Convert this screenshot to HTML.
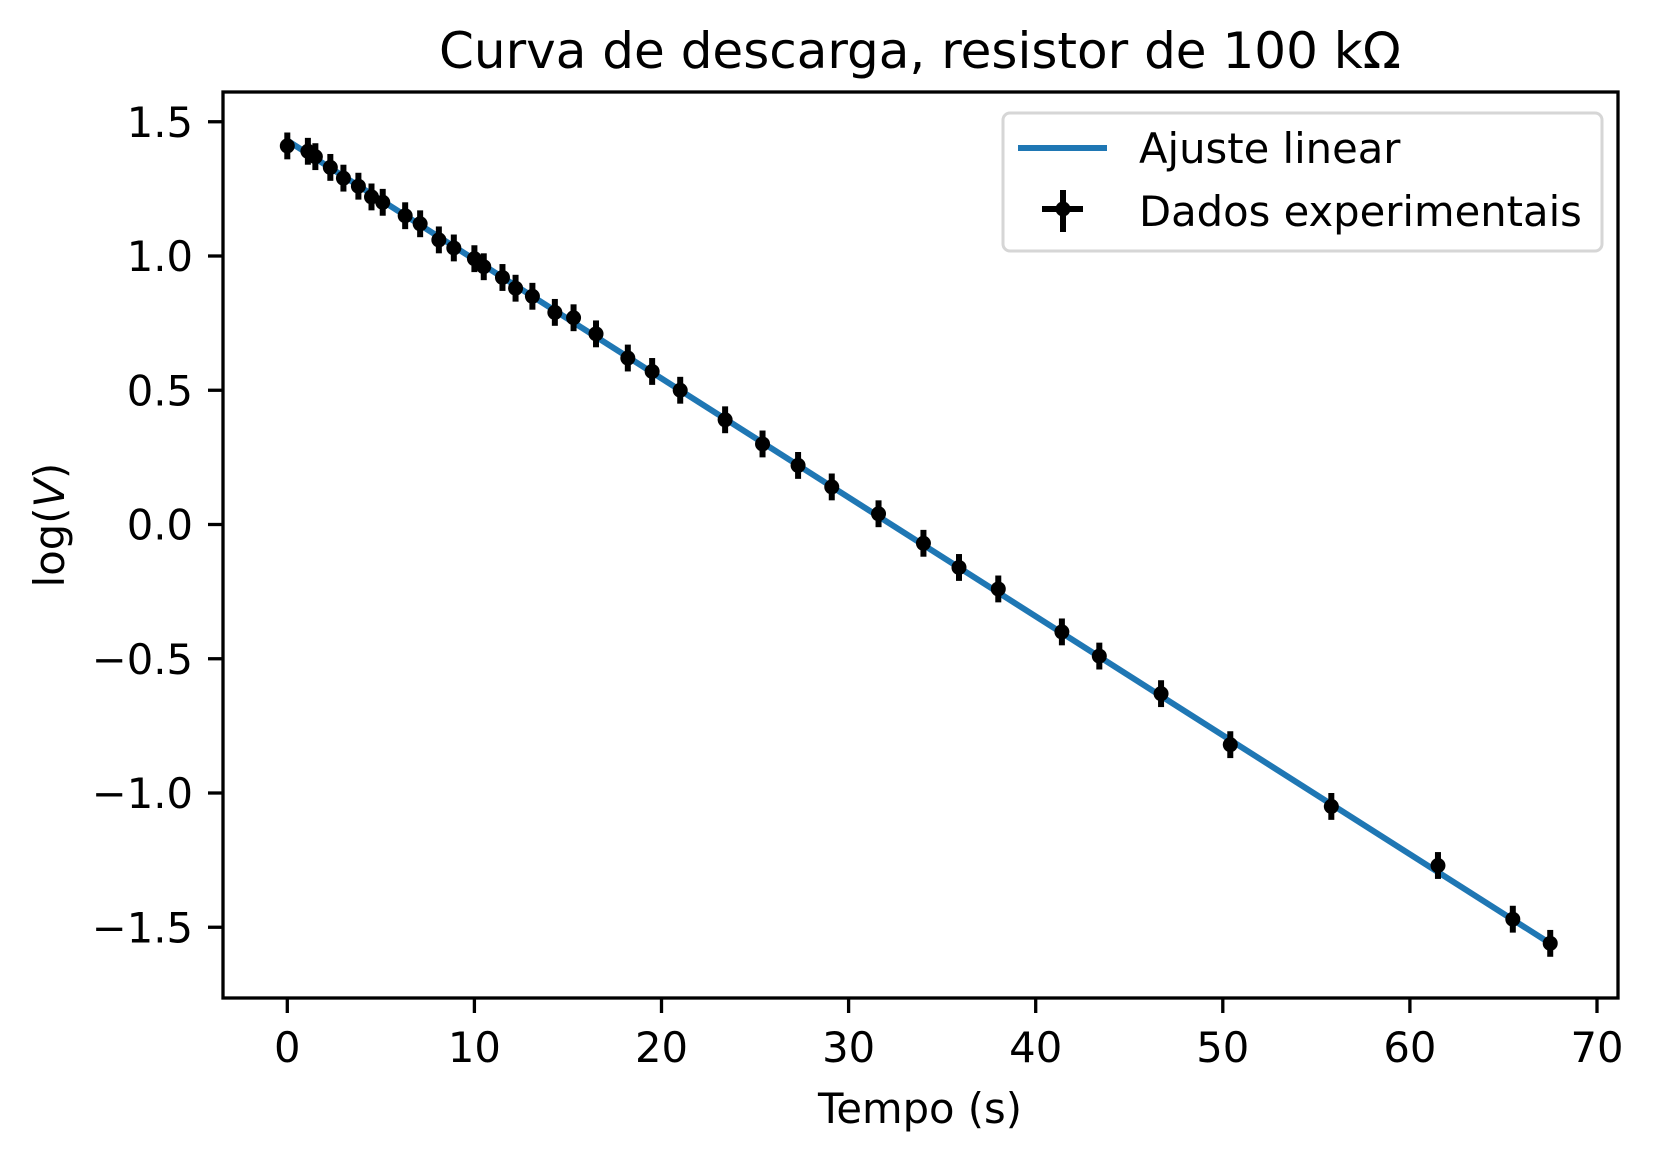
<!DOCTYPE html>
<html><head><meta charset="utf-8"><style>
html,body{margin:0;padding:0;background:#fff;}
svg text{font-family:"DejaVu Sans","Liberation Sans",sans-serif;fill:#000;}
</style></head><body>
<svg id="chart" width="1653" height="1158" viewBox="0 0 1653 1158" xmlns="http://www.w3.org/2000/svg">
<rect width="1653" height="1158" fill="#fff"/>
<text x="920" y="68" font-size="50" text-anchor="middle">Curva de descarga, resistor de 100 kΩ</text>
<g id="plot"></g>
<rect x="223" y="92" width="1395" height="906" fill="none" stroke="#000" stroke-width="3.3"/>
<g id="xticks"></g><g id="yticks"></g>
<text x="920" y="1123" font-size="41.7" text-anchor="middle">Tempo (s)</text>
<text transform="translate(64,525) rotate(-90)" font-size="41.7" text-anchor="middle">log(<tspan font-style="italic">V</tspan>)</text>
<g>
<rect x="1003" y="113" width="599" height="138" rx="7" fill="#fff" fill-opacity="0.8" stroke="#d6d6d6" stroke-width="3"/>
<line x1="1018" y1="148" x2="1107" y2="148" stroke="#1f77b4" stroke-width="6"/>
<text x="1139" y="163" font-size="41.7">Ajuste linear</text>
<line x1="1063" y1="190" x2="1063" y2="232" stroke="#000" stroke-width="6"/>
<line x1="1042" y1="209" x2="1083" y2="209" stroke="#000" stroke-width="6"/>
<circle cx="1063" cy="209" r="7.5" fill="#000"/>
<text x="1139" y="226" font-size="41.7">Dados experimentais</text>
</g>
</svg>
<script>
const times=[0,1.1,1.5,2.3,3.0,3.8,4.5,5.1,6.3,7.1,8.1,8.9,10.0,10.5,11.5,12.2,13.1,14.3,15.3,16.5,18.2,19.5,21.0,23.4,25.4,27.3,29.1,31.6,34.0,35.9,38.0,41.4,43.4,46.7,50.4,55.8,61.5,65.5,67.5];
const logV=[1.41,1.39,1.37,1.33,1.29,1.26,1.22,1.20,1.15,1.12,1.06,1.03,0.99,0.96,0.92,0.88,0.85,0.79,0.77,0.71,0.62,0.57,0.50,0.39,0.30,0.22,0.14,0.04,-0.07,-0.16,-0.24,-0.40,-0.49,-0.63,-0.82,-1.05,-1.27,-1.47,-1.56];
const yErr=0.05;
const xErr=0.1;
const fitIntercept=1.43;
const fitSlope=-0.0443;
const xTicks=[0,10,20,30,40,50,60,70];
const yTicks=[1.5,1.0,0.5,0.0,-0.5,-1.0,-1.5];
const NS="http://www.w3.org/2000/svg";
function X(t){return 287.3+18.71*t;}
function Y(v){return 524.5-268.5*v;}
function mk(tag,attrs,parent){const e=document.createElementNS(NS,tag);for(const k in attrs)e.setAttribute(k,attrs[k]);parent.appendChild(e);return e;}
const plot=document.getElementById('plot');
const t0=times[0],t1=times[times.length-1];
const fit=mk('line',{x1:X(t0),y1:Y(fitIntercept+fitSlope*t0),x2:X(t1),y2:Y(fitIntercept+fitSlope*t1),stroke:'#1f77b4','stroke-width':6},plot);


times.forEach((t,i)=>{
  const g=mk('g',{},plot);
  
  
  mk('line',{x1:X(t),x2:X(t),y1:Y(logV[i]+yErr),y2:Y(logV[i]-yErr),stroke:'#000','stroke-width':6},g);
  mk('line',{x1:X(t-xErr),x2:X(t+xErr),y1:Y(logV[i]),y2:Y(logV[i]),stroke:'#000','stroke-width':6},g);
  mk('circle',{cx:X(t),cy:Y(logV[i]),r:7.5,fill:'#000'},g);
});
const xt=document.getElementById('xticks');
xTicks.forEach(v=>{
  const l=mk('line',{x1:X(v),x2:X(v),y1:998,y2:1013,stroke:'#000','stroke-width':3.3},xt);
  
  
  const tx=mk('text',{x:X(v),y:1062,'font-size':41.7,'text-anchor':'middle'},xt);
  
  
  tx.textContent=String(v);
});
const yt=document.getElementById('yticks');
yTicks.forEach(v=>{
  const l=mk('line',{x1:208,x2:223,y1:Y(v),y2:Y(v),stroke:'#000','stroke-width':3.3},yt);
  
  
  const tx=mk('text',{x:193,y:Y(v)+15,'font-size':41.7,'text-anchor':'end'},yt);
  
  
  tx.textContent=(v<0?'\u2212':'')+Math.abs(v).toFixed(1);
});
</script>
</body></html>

════════════════

- _Short problem_: Make an exact copy of the data above, pictures excluded.

- _Answer to this exercise_:
Convert this screenshot to HTML.
<!DOCTYPE html>
<html><head><meta charset="utf-8"><style>
html,body{margin:0;padding:0;background:#fff;}
svg text{font-family:"DejaVu Sans","Liberation Sans",sans-serif;fill:#000;}
</style></head><body>
<svg id="chart" width="1653" height="1158" viewBox="0 0 1653 1158" xmlns="http://www.w3.org/2000/svg">
<rect width="1653" height="1158" fill="#fff"/>
<text x="920" y="68" font-size="50" text-anchor="middle">Curva de descarga, resistor de 100 kΩ</text>
<g id="plot"></g>
<rect x="223" y="92" width="1395" height="906" fill="none" stroke="#000" stroke-width="3.3"/>
<g id="xticks"></g><g id="yticks"></g>
<text x="920" y="1123" font-size="41.7" text-anchor="middle">Tempo (s)</text>
<text transform="translate(64,525) rotate(-90)" font-size="41.7" text-anchor="middle">log(<tspan font-style="italic">V</tspan>)</text>
<g>
<rect x="1003" y="113" width="599" height="138" rx="7" fill="#fff" fill-opacity="0.8" stroke="#d6d6d6" stroke-width="3"/>
<line x1="1018" y1="148" x2="1107" y2="148" stroke="#1f77b4" stroke-width="6"/>
<text x="1139" y="163" font-size="41.7">Ajuste linear</text>
<line x1="1063" y1="190" x2="1063" y2="232" stroke="#000" stroke-width="6"/>
<line x1="1042" y1="209" x2="1083" y2="209" stroke="#000" stroke-width="6"/>
<circle cx="1063" cy="209" r="7.5" fill="#000"/>
<text x="1139" y="226" font-size="41.7">Dados experimentais</text>
</g>
</svg>
<script>
const times=[0,1.1,1.5,2.3,3.0,3.8,4.5,5.1,6.3,7.1,8.1,8.9,10.0,10.5,11.5,12.2,13.1,14.3,15.3,16.5,18.2,19.5,21.0,23.4,25.4,27.3,29.1,31.6,34.0,35.9,38.0,41.4,43.4,46.7,50.4,55.8,61.5,65.5,67.5];
const logV=[1.41,1.39,1.37,1.33,1.29,1.26,1.22,1.20,1.15,1.12,1.06,1.03,0.99,0.96,0.92,0.88,0.85,0.79,0.77,0.71,0.62,0.57,0.50,0.39,0.30,0.22,0.14,0.04,-0.07,-0.16,-0.24,-0.40,-0.49,-0.63,-0.82,-1.05,-1.27,-1.47,-1.56];
const yErr=0.05;
const xErr=0.1;
const fitIntercept=1.43;
const fitSlope=-0.0443;
const xTicks=[0,10,20,30,40,50,60,70];
const yTicks=[1.5,1.0,0.5,0.0,-0.5,-1.0,-1.5];
const NS="http://www.w3.org/2000/svg";
function X(t){return 287.3+18.71*t;}
function Y(v){return 524.5-268.5*v;}
function mk(tag,attrs,parent){const e=document.createElementNS(NS,tag);for(const k in attrs)e.setAttribute(k,attrs[k]);parent.appendChild(e);return e;}
const plot=document.getElementById('plot');
const t0=times[0],t1=times[times.length-1];
const fit=mk('line',{x1:X(t0),y1:Y(fitIntercept+fitSlope*t0),x2:X(t1),y2:Y(fitIntercept+fitSlope*t1),stroke:'#1f77b4','stroke-width':6},plot);


times.forEach((t,i)=>{
  const g=mk('g',{},plot);
  
  
  mk('line',{x1:X(t),x2:X(t),y1:Y(logV[i]+yErr),y2:Y(logV[i]-yErr),stroke:'#000','stroke-width':6},g);
  mk('line',{x1:X(t-xErr),x2:X(t+xErr),y1:Y(logV[i]),y2:Y(logV[i]),stroke:'#000','stroke-width':6},g);
  mk('circle',{cx:X(t),cy:Y(logV[i]),r:7.5,fill:'#000'},g);
});
const xt=document.getElementById('xticks');
xTicks.forEach(v=>{
  const l=mk('line',{x1:X(v),x2:X(v),y1:998,y2:1013,stroke:'#000','stroke-width':3.3},xt);
  
  
  const tx=mk('text',{x:X(v),y:1062,'font-size':41.7,'text-anchor':'middle'},xt);
  
  
  tx.textContent=String(v);
});
const yt=document.getElementById('yticks');
yTicks.forEach(v=>{
  const l=mk('line',{x1:208,x2:223,y1:Y(v),y2:Y(v),stroke:'#000','stroke-width':3.3},yt);
  
  
  const tx=mk('text',{x:193,y:Y(v)+15,'font-size':41.7,'text-anchor':'end'},yt);
  
  
  tx.textContent=(v<0?'\u2212':'')+Math.abs(v).toFixed(1);
});
</script>
</body></html>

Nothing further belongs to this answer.